Side note by the way: being married to a person who has the kind of insights and passions on feminist and racial justice that my wife does has been a transformative, critical influence in my life. Grace, you’re the best. I’m not who I am without you. And the rest of y’all, if you partner, partner well. Partner with people you’re glad to have influence you, because they will.

Speaking of Grace, though, and this whole social hospitality element of today’s passage, it’s not just communication where you can see these dynamics at play. It happens around literal meal tables too.

Where I grew up, if you went out to eat, everyone ordered their own dish, and you only shared with someone else if you personally agreed to that, or you know, if it was your kids and you had the right, or you were cleaning up what they couldn’t finish. I mean, stealing like a single french fry from your brother’s plate was a major crime.

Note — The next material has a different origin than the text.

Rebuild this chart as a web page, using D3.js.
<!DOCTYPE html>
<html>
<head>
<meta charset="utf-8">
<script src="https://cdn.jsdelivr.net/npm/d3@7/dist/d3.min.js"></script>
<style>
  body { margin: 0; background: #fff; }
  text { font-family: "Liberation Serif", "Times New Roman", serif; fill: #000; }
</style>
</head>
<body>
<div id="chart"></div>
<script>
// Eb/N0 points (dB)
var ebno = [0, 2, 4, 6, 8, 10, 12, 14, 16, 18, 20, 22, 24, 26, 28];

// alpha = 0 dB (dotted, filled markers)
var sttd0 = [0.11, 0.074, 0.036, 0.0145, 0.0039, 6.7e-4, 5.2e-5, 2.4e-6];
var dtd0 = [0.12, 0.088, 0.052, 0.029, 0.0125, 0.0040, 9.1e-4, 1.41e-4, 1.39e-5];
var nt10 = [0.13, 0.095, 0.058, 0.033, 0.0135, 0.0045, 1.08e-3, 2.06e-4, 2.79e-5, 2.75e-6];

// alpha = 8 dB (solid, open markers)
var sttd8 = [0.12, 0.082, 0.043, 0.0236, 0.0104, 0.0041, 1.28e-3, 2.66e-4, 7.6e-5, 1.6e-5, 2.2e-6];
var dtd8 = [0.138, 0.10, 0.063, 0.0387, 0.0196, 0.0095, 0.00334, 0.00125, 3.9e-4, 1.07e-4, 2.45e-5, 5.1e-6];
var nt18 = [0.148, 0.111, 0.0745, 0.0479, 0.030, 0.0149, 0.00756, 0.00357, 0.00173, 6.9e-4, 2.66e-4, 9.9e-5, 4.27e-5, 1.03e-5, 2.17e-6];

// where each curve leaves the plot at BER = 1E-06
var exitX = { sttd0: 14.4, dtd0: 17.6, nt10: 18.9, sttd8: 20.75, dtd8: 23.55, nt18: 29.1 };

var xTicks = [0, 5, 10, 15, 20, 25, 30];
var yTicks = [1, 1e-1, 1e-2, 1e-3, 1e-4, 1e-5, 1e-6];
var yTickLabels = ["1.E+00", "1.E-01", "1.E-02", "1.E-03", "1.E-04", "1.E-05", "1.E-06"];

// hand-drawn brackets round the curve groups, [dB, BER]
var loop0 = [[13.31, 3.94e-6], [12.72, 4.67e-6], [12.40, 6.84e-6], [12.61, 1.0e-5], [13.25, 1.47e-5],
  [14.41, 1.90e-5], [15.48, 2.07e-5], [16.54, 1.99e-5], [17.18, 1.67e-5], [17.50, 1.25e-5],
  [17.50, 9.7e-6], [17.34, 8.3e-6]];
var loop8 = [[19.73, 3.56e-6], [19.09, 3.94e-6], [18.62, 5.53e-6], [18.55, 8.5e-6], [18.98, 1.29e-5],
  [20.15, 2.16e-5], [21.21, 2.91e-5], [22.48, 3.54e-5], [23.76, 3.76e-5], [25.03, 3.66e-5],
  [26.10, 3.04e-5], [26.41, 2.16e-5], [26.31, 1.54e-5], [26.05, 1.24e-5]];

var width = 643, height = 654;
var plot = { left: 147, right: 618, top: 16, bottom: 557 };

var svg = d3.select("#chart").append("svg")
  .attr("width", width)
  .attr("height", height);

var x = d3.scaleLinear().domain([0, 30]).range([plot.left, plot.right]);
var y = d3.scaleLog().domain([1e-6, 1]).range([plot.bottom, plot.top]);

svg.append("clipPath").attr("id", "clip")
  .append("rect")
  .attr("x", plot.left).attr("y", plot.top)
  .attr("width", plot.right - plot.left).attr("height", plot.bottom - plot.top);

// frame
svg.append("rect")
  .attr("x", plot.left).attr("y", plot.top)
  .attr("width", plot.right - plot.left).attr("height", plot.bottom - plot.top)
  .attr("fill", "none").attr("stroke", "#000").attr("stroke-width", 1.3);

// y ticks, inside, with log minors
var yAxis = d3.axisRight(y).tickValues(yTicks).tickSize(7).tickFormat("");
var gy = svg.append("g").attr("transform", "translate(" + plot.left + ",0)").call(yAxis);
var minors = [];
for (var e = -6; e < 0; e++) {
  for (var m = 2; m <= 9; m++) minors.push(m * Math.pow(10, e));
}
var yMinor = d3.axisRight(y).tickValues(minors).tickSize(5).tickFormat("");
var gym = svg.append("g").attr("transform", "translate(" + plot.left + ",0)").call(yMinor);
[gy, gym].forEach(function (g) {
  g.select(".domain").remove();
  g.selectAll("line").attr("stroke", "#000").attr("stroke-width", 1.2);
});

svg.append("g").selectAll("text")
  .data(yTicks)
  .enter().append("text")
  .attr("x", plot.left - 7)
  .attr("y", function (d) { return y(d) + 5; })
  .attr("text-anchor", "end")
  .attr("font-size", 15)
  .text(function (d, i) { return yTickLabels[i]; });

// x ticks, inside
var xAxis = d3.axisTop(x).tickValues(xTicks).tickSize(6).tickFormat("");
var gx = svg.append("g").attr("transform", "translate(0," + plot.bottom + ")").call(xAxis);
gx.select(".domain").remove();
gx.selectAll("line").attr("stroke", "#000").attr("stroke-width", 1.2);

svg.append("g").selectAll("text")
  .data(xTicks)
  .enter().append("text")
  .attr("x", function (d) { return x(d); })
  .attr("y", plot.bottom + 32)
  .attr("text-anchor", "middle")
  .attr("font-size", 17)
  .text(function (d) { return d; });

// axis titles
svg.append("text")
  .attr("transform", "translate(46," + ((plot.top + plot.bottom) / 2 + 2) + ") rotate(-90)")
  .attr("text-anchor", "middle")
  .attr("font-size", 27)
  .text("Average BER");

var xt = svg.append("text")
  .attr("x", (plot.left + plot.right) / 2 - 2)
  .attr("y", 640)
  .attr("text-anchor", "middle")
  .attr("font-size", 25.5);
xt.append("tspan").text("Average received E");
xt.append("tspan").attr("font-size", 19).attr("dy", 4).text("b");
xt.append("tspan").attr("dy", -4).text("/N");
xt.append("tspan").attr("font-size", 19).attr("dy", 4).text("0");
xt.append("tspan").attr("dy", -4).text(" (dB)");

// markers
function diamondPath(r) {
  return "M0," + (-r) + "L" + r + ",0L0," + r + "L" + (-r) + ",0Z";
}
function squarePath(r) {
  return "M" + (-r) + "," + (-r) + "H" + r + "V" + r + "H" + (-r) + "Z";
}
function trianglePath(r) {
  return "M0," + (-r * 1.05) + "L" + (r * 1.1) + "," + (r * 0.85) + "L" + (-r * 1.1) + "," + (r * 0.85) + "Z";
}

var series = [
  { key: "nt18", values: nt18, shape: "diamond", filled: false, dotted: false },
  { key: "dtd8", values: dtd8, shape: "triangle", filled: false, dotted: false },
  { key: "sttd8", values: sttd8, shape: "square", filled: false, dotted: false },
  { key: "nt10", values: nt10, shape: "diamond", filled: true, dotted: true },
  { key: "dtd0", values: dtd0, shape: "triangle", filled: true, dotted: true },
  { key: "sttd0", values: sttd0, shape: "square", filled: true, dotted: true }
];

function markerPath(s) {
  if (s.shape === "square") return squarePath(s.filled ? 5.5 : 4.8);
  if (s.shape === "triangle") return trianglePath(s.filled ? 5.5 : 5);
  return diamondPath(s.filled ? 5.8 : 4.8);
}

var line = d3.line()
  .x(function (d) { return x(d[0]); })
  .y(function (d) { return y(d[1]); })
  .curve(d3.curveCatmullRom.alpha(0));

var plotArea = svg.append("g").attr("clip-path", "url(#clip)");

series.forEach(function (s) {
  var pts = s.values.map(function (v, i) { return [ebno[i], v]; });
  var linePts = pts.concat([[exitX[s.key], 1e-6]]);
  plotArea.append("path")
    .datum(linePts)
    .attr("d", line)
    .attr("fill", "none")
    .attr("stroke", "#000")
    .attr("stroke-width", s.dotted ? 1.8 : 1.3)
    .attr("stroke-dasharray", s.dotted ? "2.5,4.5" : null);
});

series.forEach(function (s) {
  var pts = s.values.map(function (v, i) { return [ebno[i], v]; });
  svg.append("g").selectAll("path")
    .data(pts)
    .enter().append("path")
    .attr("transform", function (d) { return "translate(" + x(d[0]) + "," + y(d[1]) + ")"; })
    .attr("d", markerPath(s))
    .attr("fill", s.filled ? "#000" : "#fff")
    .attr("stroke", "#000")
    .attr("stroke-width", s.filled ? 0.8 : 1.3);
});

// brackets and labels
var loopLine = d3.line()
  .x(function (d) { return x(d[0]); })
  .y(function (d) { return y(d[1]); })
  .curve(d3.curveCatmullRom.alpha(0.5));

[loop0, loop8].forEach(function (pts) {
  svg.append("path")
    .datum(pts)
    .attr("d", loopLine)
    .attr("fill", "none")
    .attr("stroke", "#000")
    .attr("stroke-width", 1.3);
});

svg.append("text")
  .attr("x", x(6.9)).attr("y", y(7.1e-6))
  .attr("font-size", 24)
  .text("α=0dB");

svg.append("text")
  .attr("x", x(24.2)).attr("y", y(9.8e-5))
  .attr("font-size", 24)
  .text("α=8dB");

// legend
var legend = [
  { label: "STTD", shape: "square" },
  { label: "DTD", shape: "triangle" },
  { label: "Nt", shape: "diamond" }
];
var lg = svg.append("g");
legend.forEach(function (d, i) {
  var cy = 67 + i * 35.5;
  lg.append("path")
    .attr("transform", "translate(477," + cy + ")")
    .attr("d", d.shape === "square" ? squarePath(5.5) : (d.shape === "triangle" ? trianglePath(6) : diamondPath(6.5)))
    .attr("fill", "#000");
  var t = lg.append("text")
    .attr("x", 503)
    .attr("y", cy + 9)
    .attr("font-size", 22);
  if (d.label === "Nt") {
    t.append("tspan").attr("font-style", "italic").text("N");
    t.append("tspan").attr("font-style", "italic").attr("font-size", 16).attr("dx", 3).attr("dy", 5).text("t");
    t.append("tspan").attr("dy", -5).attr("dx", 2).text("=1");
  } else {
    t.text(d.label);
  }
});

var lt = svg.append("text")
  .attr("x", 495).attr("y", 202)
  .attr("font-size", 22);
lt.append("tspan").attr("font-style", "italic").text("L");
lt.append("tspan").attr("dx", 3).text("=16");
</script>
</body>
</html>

But during college, after I started hanging out with Grace and then going to church with her, we went to a Chinese church right in Boston’s Chinatown, and we’d go out to eat after events in these big groups – 8, 10, 12 people crowded around a single table.

And every single time, we ordered family style. Everyone shares everything. And I figured out fast stuff like: don’t hog all the best pieces from a dish. And don’t take the last thing off a plate unless you’ve offered it to everyone first.

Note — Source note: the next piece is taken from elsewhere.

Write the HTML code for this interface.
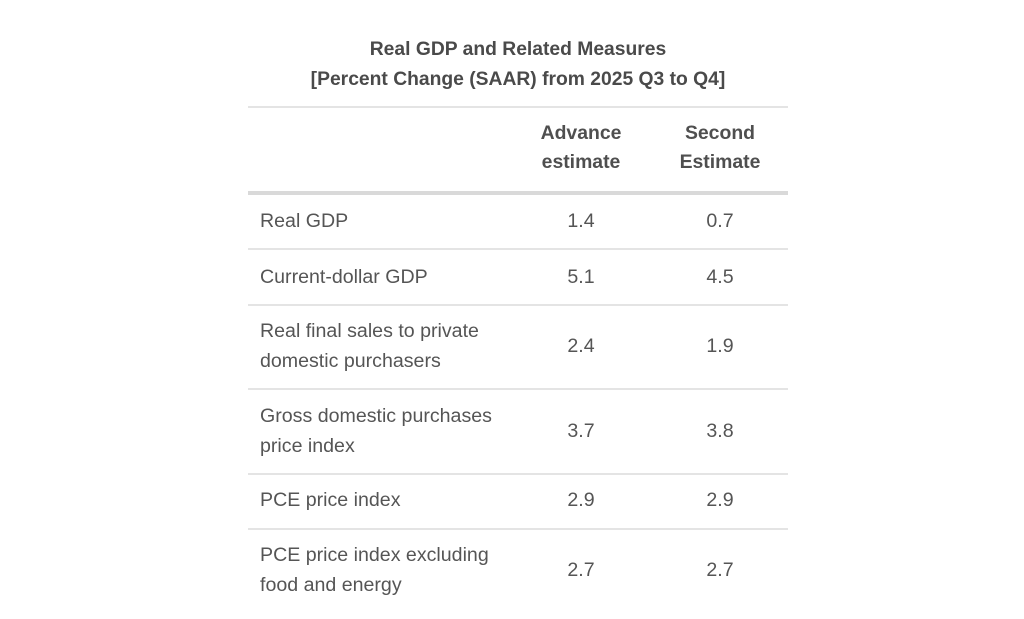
<!DOCTYPE html>
<html><head><meta charset="utf-8"><style>
body{margin:0;width:1024px;height:619px;background:#fff;font-family:"Liberation Sans",sans-serif;color:#555;position:relative;overflow:hidden}
.t{position:absolute;white-space:nowrap;font-size:19.6px;line-height:30px}
.c{transform:translateX(-50%);text-align:center}
.ttl{font-weight:bold;color:#4a4a4a;font-size:19.3px}
.h{font-weight:bold;color:#4f4f4f;font-size:19.4px;line-height:29px}
.ln{position:absolute;left:248px;width:540px;height:2px;background:#e4e4e4}
</style></head><body>
<div class="t c ttl" style="left:518px;top:35px">Real GDP and Related Measures</div>
<div class="t c ttl" style="left:518px;top:65px">[Percent Change (SAAR) from 2025 Q3 to Q4]</div>
<div class="ln" style="top:106px"></div>
<div class="t c h" style="left:581px;top:119px">Advance<br>estimate</div>
<div class="t c h" style="left:720px;top:119px">Second<br>Estimate</div>
<div class="ln" style="top:191px;height:4px;background:#d9d9d9"></div>
<div class="t" style="left:260px;top:206px">Real GDP</div>
<div class="t c" style="left:581px;top:206px">1.4</div>
<div class="t c" style="left:720px;top:206px">0.7</div>
<div class="ln" style="top:248px"></div>
<div class="t" style="left:260px;top:262px">Current-dollar GDP</div>
<div class="t c" style="left:581px;top:262px">5.1</div>
<div class="t c" style="left:720px;top:262px">4.5</div>
<div class="ln" style="top:304px"></div>
<div class="t" style="left:260px;top:316px">Real final sales to private<br>domestic purchasers</div>
<div class="t c" style="left:581px;top:331px">2.4</div>
<div class="t c" style="left:720px;top:331px">1.9</div>
<div class="ln" style="top:388px"></div>
<div class="t" style="left:260px;top:401px">Gross domestic purchases<br>price index</div>
<div class="t c" style="left:581px;top:416px">3.7</div>
<div class="t c" style="left:720px;top:416px">3.8</div>
<div class="ln" style="top:473px"></div>
<div class="t" style="left:260px;top:485px">PCE price index</div>
<div class="t c" style="left:581px;top:485px">2.9</div>
<div class="t c" style="left:720px;top:485px">2.9</div>
<div class="ln" style="top:528px"></div>
<div class="t" style="left:260px;top:540px">PCE price index excluding<br>food and energy</div>
<div class="t c" style="left:581px;top:555px">2.7</div>
<div class="t c" style="left:720px;top:555px">2.7</div>
</body></html>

And even social things like: ask other people questions more than you talk about yourself. And slowly, these practices of hospitality became mine too, because they seemed like more generous, socially connected ways to live.

If Jesus is the best human revelation of the nature of God that we’re ever going to get, and I think he is, look what we learn about God from him. Jesus didn’t dominate groups and make everything about himself. He took a genuine, curious interest in everyone he met, and how he could know them just as they could know him. Jesus asked more questions than he gave advice. He didn’t insist upon the best seat at the table wherever he went. This is someone who was born in a feeding trough in a barn after all, because his hometown didn’t have room for his folks anywhere else.

God’s hospitable with us all. God doesn’t need to take the best of everything. God doesn’t dominate or use us. God takes interest in everyone and everything outside Godself and integrates that into God’s being and intentions. And Jesus is like:

try it out. Life’s going to go better for you if you share credit and build consensus, if you take a humbler spot if you’re the kind of person used to being first. And if you’re the kind of person who’s been at the back of the line, you know, go ahead and take your spot at the front when you can. That’s good too. Friend, come up higher.

I think the last word on this is global, but I don’t really have time for that.

So I’ll just ask:

what does it mean for our consumption and our economies, if we were to practice global hospitality?

If we were to take Jesus seriously and think, the proud need to be humbled. And the same people shouldn’t always have the most wealth, the highest consumption, the most cheap consumer goods, the highest carbon footprint, and all that. Those people – which would be a lot of in this room today – ought take a lower seat so we don’t get embarrassed when our grandkids’ oceans flood the coastline and when this world runs out of clean oceans or clean water or habitable climate.

I could name other examples, but you get the idea. Personal, social, and global hospitality isn’t just a nice idea. It’s not just a way to have more friends or be more connected to each other. At stake in these questions and practices of hospitality are the biggest questions of relationship with God, justice and equity, global flourishing, and the future of our species.

So friends, let’s live in this story some more.

Where can we be saying:

Friend, come up higher to other people in our lives?

Where do some of us need to take a lower seat for a time? Where do some of us need to take that higher seat for a change?

Where is God saying to us,

Friend, come up higher? Seeing, encouraging, and saving us into lives of meaning, confidence, and purpose?

Or saying friend,

I see you, kid that I love, but you can chill out on your elevation for a while. Let it be. Let it go.